The task —
Repeat the lines below exactly as they appear, but leave out the images.

Dataset extract —

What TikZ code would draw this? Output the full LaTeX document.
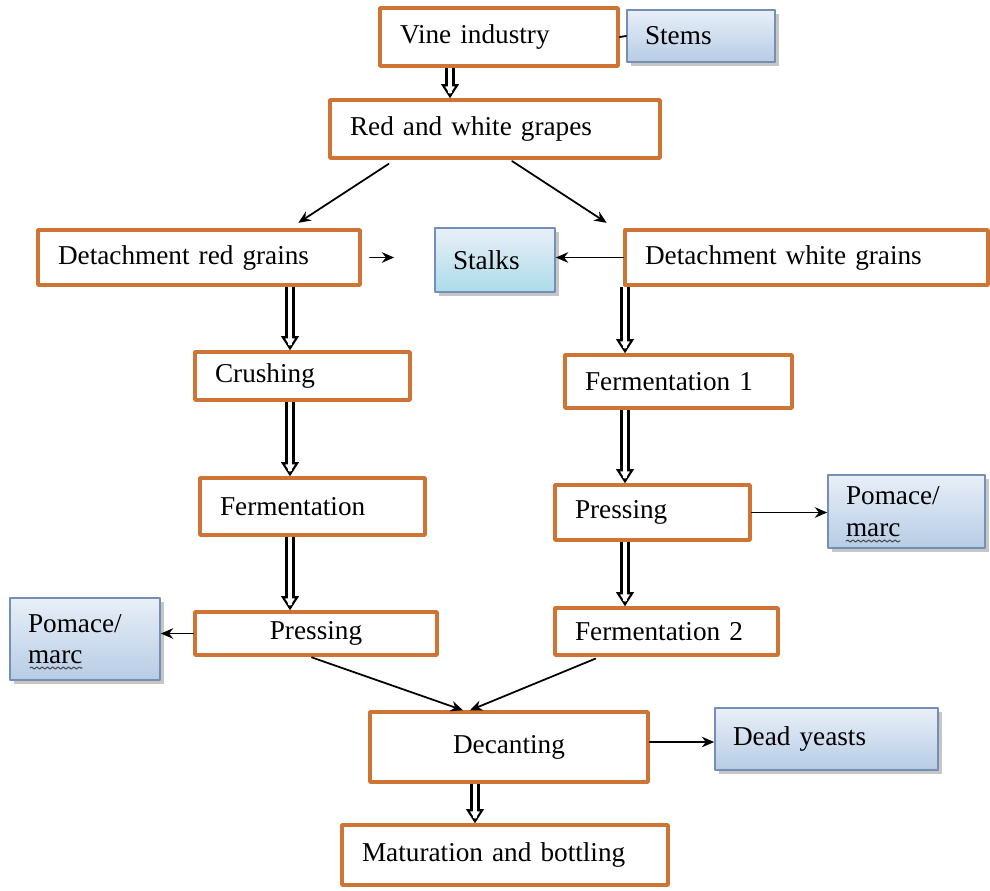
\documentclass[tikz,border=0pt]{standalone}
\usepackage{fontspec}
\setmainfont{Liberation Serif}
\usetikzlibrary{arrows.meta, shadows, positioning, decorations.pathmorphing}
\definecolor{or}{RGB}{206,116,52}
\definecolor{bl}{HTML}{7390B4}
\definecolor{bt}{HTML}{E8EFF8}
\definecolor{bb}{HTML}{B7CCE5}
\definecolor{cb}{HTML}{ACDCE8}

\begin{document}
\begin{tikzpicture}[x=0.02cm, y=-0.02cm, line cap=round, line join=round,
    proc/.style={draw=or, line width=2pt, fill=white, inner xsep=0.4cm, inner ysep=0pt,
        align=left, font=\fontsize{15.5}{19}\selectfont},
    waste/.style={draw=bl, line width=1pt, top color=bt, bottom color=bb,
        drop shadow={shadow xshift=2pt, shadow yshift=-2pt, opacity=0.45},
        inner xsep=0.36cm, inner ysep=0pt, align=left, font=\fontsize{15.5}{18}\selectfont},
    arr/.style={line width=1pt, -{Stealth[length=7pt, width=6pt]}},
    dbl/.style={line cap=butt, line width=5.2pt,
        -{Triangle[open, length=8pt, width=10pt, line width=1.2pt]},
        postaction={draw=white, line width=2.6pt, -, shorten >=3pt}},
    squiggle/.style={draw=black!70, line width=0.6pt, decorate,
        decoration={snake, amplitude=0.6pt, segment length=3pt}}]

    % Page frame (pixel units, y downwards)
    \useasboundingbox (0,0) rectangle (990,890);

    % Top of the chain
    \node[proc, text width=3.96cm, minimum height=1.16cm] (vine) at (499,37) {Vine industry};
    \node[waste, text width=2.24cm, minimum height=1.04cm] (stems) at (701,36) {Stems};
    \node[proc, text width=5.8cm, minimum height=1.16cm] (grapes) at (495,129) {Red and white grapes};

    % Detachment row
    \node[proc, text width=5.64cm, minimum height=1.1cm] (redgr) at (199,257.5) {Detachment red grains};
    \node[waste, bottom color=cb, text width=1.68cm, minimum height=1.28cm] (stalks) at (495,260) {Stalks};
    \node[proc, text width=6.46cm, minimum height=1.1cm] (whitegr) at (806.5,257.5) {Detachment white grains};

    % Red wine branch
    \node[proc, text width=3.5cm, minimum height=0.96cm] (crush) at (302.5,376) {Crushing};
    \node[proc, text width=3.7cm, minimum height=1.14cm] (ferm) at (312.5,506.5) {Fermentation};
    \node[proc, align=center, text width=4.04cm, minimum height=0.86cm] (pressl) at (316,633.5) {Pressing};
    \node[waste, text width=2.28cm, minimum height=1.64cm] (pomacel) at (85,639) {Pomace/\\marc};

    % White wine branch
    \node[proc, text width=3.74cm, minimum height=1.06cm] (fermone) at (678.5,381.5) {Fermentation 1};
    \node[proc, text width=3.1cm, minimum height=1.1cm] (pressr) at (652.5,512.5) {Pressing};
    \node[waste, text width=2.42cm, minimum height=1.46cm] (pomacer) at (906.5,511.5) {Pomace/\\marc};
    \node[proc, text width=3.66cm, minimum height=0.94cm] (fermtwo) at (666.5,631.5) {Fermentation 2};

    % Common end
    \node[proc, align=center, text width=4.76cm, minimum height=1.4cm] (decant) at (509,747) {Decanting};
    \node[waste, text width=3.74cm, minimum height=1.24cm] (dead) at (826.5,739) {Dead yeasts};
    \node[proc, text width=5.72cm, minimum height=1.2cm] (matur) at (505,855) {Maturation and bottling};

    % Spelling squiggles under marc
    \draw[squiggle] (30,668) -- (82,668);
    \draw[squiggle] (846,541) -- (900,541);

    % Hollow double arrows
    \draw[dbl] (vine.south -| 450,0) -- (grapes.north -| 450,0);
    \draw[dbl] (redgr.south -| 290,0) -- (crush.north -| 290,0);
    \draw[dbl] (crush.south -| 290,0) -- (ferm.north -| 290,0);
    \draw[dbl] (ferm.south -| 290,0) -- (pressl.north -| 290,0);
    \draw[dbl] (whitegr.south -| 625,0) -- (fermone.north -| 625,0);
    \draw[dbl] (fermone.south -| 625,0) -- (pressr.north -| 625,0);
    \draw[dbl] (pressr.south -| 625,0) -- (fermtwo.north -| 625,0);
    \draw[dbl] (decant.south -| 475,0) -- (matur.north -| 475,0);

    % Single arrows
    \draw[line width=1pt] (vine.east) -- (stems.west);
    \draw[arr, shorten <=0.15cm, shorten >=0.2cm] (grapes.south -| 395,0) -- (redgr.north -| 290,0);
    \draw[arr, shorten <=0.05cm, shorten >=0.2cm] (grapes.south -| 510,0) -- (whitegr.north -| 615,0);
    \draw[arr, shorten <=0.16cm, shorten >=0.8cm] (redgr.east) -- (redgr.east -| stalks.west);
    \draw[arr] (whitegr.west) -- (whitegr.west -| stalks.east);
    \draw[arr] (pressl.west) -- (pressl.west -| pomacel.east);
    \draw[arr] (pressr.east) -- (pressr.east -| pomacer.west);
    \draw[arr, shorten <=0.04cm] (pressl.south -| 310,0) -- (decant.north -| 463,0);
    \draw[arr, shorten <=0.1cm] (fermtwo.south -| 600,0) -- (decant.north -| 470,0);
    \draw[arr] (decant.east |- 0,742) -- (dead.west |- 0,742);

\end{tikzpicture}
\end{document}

Task solution —
What TikZ code would draw this? Output the full LaTeX document.
\documentclass[tikz,border=0pt]{standalone}
\usepackage{fontspec}
\setmainfont{Liberation Serif}
\usetikzlibrary{arrows.meta, shadows, positioning, decorations.pathmorphing}
\definecolor{or}{RGB}{206,116,52}
\definecolor{bl}{HTML}{7390B4}
\definecolor{bt}{HTML}{E8EFF8}
\definecolor{bb}{HTML}{B7CCE5}
\definecolor{cb}{HTML}{ACDCE8}

\begin{document}
\begin{tikzpicture}[x=0.02cm, y=-0.02cm, line cap=round, line join=round,
    proc/.style={draw=or, line width=2pt, fill=white, inner xsep=0.4cm, inner ysep=0pt,
        align=left, font=\fontsize{15.5}{19}\selectfont},
    waste/.style={draw=bl, line width=1pt, top color=bt, bottom color=bb,
        drop shadow={shadow xshift=2pt, shadow yshift=-2pt, opacity=0.45},
        inner xsep=0.36cm, inner ysep=0pt, align=left, font=\fontsize{15.5}{18}\selectfont},
    arr/.style={line width=1pt, -{Stealth[length=7pt, width=6pt]}},
    dbl/.style={line cap=butt, line width=5.2pt,
        -{Triangle[open, length=8pt, width=10pt, line width=1.2pt]},
        postaction={draw=white, line width=2.6pt, -, shorten >=3pt}},
    squiggle/.style={draw=black!70, line width=0.6pt, decorate,
        decoration={snake, amplitude=0.6pt, segment length=3pt}}]

    % Page frame (pixel units, y downwards)
    \useasboundingbox (0,0) rectangle (990,890);

    % Top of the chain
    \node[proc, text width=3.96cm, minimum height=1.16cm] (vine) at (499,37) {Vine industry};
    \node[waste, text width=2.24cm, minimum height=1.04cm] (stems) at (701,36) {Stems};
    \node[proc, text width=5.8cm, minimum height=1.16cm] (grapes) at (495,129) {Red and white grapes};

    % Detachment row
    \node[proc, text width=5.64cm, minimum height=1.1cm] (redgr) at (199,257.5) {Detachment red grains};
    \node[waste, bottom color=cb, text width=1.68cm, minimum height=1.28cm] (stalks) at (495,260) {Stalks};
    \node[proc, text width=6.46cm, minimum height=1.1cm] (whitegr) at (806.5,257.5) {Detachment white grains};

    % Red wine branch
    \node[proc, text width=3.5cm, minimum height=0.96cm] (crush) at (302.5,376) {Crushing};
    \node[proc, text width=3.7cm, minimum height=1.14cm] (ferm) at (312.5,506.5) {Fermentation};
    \node[proc, align=center, text width=4.04cm, minimum height=0.86cm] (pressl) at (316,633.5) {Pressing};
    \node[waste, text width=2.28cm, minimum height=1.64cm] (pomacel) at (85,639) {Pomace/\\marc};

    % White wine branch
    \node[proc, text width=3.74cm, minimum height=1.06cm] (fermone) at (678.5,381.5) {Fermentation 1};
    \node[proc, text width=3.1cm, minimum height=1.1cm] (pressr) at (652.5,512.5) {Pressing};
    \node[waste, text width=2.42cm, minimum height=1.46cm] (pomacer) at (906.5,511.5) {Pomace/\\marc};
    \node[proc, text width=3.66cm, minimum height=0.94cm] (fermtwo) at (666.5,631.5) {Fermentation 2};

    % Common end
    \node[proc, align=center, text width=4.76cm, minimum height=1.4cm] (decant) at (509,747) {Decanting};
    \node[waste, text width=3.74cm, minimum height=1.24cm] (dead) at (826.5,739) {Dead yeasts};
    \node[proc, text width=5.72cm, minimum height=1.2cm] (matur) at (505,855) {Maturation and bottling};

    % Spelling squiggles under marc
    \draw[squiggle] (30,668) -- (82,668);
    \draw[squiggle] (846,541) -- (900,541);

    % Hollow double arrows
    \draw[dbl] (vine.south -| 450,0) -- (grapes.north -| 450,0);
    \draw[dbl] (redgr.south -| 290,0) -- (crush.north -| 290,0);
    \draw[dbl] (crush.south -| 290,0) -- (ferm.north -| 290,0);
    \draw[dbl] (ferm.south -| 290,0) -- (pressl.north -| 290,0);
    \draw[dbl] (whitegr.south -| 625,0) -- (fermone.north -| 625,0);
    \draw[dbl] (fermone.south -| 625,0) -- (pressr.north -| 625,0);
    \draw[dbl] (pressr.south -| 625,0) -- (fermtwo.north -| 625,0);
    \draw[dbl] (decant.south -| 475,0) -- (matur.north -| 475,0);

    % Single arrows
    \draw[line width=1pt] (vine.east) -- (stems.west);
    \draw[arr, shorten <=0.15cm, shorten >=0.2cm] (grapes.south -| 395,0) -- (redgr.north -| 290,0);
    \draw[arr, shorten <=0.05cm, shorten >=0.2cm] (grapes.south -| 510,0) -- (whitegr.north -| 615,0);
    \draw[arr, shorten <=0.16cm, shorten >=0.8cm] (redgr.east) -- (redgr.east -| stalks.west);
    \draw[arr] (whitegr.west) -- (whitegr.west -| stalks.east);
    \draw[arr] (pressl.west) -- (pressl.west -| pomacel.east);
    \draw[arr] (pressr.east) -- (pressr.east -| pomacer.west);
    \draw[arr, shorten <=0.04cm] (pressl.south -| 310,0) -- (decant.north -| 463,0);
    \draw[arr, shorten <=0.1cm] (fermtwo.south -| 600,0) -- (decant.north -| 470,0);
    \draw[arr] (decant.east |- 0,742) -- (dead.west |- 0,742);

\end{tikzpicture}
\end{document}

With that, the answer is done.